» Written request: Check every line of the material below for the string "matplotlib", and return the ones that have it.
------------
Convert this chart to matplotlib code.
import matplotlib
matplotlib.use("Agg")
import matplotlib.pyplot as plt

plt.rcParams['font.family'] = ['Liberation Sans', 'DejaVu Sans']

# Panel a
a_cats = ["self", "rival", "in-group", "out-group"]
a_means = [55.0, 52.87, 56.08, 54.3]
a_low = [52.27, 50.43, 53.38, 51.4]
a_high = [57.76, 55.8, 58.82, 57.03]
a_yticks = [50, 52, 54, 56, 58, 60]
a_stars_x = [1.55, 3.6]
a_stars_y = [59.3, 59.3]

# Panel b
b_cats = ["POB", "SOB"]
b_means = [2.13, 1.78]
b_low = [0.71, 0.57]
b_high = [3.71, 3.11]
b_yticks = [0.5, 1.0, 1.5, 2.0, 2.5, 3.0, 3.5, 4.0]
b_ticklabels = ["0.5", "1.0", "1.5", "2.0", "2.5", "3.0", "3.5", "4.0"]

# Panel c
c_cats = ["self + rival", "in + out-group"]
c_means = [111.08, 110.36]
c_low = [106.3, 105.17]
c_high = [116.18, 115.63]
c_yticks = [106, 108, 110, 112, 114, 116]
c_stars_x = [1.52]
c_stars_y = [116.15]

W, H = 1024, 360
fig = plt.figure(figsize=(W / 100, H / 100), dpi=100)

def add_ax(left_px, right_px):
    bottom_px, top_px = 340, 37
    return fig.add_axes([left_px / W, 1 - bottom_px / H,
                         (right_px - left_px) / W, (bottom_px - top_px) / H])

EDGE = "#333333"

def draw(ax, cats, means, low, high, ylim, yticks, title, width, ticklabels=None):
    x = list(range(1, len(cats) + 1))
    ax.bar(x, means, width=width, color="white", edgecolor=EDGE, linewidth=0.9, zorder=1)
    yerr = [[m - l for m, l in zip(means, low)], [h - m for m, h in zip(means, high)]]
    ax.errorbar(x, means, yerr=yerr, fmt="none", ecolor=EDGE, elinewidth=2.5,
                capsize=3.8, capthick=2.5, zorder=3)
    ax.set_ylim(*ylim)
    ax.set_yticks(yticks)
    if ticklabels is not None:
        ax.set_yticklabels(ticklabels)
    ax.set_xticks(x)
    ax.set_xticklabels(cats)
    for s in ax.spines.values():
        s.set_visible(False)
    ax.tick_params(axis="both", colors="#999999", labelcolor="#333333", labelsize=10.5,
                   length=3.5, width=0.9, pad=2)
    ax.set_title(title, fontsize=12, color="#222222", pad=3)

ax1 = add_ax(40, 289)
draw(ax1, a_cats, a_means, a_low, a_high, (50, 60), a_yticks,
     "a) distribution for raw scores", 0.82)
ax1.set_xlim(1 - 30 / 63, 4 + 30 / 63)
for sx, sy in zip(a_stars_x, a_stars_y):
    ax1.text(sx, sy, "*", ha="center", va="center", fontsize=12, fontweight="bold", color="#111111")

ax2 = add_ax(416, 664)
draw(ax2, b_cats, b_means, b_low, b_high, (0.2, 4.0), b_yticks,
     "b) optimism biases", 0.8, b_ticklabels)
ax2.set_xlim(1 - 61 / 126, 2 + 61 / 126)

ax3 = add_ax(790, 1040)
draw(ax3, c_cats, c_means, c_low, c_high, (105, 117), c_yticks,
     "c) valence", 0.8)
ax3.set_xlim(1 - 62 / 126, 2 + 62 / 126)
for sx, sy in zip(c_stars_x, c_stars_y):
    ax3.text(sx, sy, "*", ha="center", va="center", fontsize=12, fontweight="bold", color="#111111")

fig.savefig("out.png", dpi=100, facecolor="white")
------------
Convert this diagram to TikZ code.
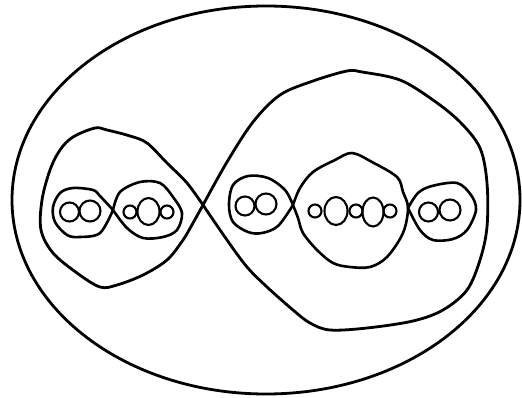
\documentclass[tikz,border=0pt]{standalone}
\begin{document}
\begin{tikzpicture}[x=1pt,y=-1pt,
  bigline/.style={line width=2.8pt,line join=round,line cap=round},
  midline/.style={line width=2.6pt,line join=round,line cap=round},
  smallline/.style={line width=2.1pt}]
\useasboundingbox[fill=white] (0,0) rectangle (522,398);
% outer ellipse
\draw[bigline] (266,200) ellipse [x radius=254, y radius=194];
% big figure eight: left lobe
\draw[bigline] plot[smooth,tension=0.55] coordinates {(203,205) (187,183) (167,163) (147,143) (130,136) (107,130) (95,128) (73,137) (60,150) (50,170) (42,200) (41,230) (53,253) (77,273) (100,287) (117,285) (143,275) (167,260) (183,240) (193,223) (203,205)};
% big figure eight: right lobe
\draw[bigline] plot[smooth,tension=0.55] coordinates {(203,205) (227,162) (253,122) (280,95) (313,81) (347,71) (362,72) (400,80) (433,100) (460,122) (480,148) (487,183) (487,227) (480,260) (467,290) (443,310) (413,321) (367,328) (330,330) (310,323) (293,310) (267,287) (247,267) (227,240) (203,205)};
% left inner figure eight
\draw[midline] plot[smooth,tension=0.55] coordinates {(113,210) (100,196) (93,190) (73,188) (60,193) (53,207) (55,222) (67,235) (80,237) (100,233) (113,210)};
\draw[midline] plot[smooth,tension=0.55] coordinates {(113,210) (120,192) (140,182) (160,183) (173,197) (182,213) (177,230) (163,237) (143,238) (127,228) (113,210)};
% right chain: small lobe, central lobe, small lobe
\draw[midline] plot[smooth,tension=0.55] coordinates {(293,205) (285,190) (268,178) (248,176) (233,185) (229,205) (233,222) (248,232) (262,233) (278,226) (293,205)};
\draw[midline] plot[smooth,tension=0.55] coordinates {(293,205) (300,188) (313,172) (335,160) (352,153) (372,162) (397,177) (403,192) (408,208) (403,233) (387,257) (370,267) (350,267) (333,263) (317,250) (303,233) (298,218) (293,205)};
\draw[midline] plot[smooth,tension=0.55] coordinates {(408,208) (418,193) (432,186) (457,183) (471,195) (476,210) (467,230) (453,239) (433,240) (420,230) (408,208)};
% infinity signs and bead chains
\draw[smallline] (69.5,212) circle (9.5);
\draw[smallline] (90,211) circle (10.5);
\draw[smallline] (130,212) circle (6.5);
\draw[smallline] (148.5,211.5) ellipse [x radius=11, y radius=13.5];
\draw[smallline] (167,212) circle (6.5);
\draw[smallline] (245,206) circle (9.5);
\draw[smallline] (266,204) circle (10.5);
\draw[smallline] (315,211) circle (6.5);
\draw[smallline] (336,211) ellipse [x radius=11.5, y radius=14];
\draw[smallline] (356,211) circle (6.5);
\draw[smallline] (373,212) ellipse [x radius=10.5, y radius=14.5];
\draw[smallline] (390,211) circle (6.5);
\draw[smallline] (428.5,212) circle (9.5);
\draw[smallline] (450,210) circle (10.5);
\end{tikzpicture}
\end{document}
------------
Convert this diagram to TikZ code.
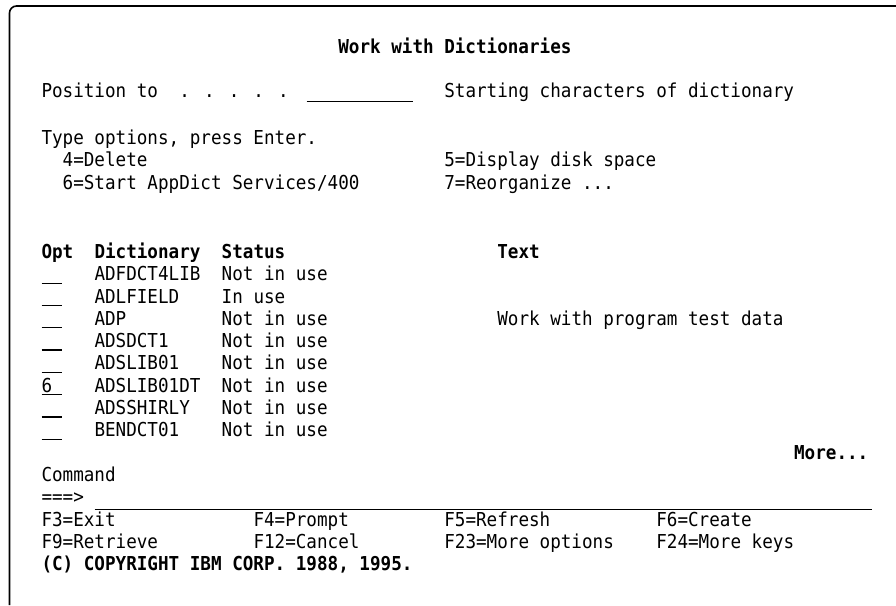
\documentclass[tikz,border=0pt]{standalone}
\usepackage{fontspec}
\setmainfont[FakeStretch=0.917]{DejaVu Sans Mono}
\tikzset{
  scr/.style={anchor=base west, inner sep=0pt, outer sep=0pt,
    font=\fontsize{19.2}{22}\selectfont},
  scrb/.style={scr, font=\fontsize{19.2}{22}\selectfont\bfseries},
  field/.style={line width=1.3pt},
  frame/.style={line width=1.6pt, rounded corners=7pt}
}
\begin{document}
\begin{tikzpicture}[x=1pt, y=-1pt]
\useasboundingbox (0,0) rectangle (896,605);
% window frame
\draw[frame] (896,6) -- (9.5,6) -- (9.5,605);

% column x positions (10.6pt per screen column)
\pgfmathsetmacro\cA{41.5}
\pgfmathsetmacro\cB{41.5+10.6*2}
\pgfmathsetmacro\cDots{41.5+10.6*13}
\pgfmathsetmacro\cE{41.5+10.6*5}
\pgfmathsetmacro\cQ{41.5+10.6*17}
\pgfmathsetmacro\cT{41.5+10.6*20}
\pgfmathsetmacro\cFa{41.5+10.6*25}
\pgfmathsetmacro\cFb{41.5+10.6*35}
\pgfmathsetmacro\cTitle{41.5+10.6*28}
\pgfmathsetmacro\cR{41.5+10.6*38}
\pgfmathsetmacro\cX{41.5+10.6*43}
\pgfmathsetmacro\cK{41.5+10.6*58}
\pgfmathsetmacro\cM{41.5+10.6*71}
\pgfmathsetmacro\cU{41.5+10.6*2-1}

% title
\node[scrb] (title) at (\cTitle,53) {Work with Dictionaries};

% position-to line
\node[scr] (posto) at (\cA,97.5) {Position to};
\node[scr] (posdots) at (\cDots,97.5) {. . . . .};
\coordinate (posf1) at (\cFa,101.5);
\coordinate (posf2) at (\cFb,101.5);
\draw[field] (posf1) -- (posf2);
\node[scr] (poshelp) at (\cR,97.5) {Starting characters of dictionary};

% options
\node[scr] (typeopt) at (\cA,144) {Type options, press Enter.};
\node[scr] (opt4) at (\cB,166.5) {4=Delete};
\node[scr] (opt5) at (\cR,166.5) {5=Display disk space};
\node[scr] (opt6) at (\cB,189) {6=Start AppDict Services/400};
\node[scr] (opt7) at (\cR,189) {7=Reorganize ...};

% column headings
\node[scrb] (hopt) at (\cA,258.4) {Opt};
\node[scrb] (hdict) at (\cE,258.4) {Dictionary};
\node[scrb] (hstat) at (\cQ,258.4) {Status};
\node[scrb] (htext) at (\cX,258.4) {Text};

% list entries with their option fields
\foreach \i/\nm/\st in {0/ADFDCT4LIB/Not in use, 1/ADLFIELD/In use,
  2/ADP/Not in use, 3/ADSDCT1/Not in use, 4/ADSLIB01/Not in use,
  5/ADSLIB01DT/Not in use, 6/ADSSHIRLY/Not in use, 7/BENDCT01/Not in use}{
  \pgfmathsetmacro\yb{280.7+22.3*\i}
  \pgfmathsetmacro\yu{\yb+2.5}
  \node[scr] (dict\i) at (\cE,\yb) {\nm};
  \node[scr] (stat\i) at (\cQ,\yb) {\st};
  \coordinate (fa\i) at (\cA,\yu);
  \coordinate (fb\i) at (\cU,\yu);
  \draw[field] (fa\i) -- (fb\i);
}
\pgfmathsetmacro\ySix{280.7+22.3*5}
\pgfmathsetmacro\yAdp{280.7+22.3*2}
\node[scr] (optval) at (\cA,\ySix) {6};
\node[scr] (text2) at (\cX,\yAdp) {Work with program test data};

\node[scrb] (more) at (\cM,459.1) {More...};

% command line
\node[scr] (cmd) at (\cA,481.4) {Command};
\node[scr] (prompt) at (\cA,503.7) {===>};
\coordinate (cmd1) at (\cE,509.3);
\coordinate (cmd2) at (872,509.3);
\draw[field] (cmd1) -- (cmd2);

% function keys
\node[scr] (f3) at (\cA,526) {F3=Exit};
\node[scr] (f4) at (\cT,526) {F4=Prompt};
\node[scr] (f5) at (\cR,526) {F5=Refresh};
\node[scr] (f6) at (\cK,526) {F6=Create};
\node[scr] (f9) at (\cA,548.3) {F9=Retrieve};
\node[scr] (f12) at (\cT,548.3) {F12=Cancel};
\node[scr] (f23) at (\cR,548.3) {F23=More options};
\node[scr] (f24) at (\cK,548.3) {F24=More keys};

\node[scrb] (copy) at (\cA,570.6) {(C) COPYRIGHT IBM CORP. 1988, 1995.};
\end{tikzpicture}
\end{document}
------------
» Answer to this task:
Convert this chart to matplotlib code.
import matplotlib
matplotlib.use("Agg")
import matplotlib.pyplot as plt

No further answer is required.